Insurance costs are a nuisance for every small-business owner. Last summer they made Keith Alper reach the boiling point. His company, which had just under 60 employees, was spending $75,000 on policies. "We'd accumulated a lot of policies over the years, and at times we just paid our bills and didn't look at what we were paying for," says Alper, whose Creative Producers Group (CPG), based in St. Louis, produces videos and events for Fortune 500 clients.
All that overspending could have been avoided if CPG had simply asked its broker a few basic questions or notified him of certain changes. For a whole year CPG had been paying for coverage on four rental cars when it had only three. "When we asked, 'Why didn't you take that fourth car off the policy?' the answer was, 'You didn't tell us to," says CPG director of finance and administration Lee Gerstenhaber.
Amazed that they'd been paying needlessly, Alper and Gerstenhaber grilled their broker on all insurance-related spending. They were stunned at what they found. In CPG's workers' compensation plan, several employees were classified in higher risk categories than they should have been. Gerstenhaber says that the company had earlier made the mistake of basing such classifications on salary and position rather than on job activity. In other words, CPG executives who warranted a "clerical" classification didn't get one, since the company wrongly assumed that the category was just for administrative staff.
CPG also asked the broker to translate all policies into real English and categorize each one as a "must," "should," or "shouldn't." One policy, known as "bailee" insurance, didn't survive the translation test. In real English, a bailee is a person to whom property is entrusted for a special purpose and a limited period. Alper's broker explained that although CPG technically was a bailee when it stored clients' property, the bailee policy was redundant with the company's general liability coverage and was therefore unnecessary.

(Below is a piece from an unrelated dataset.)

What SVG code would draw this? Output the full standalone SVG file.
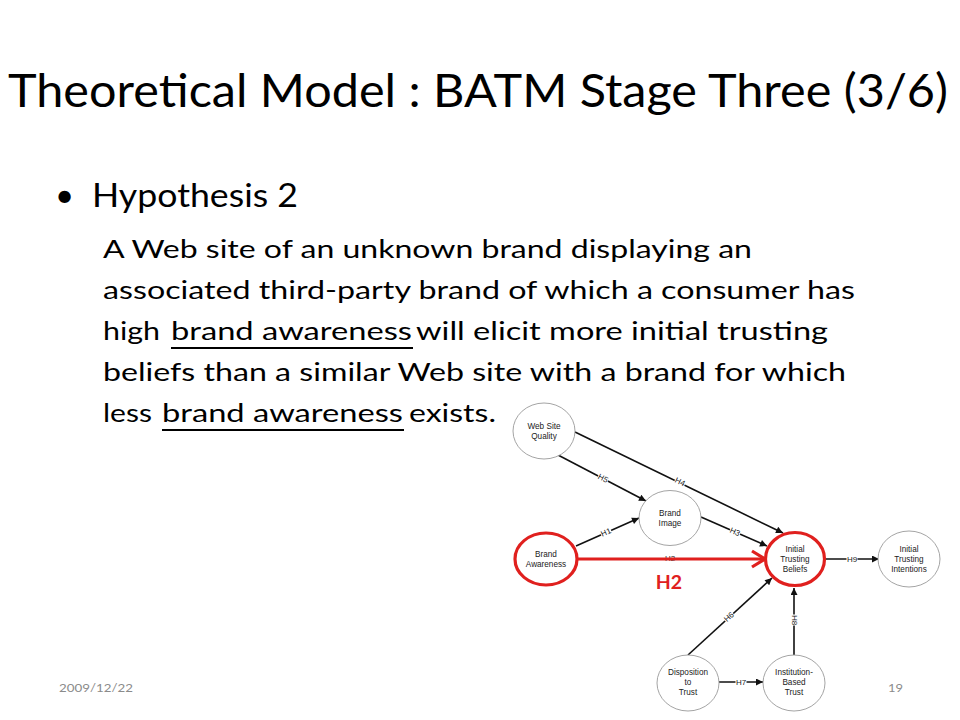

CPG found its biggest cost savings simply by asking the broker for lower premiums (and the resulting higher deductibles) on rarely used policies. At CPG's request, the broker created a grid for each policy, including a sliding scale of premium and deductible rates and a history of claims. In both professional liability and general liability, for which the claims were few and far between, CPG got lower premiums. All told, the company saved $10,000 in annual insurance costs.
But even more important to CPG's managers has been the newfound discipline of reviewing policies annually. "We've learned to be proactive and ask questions," says Gerstenhaber, "as opposed to just blindly accepting what they give us."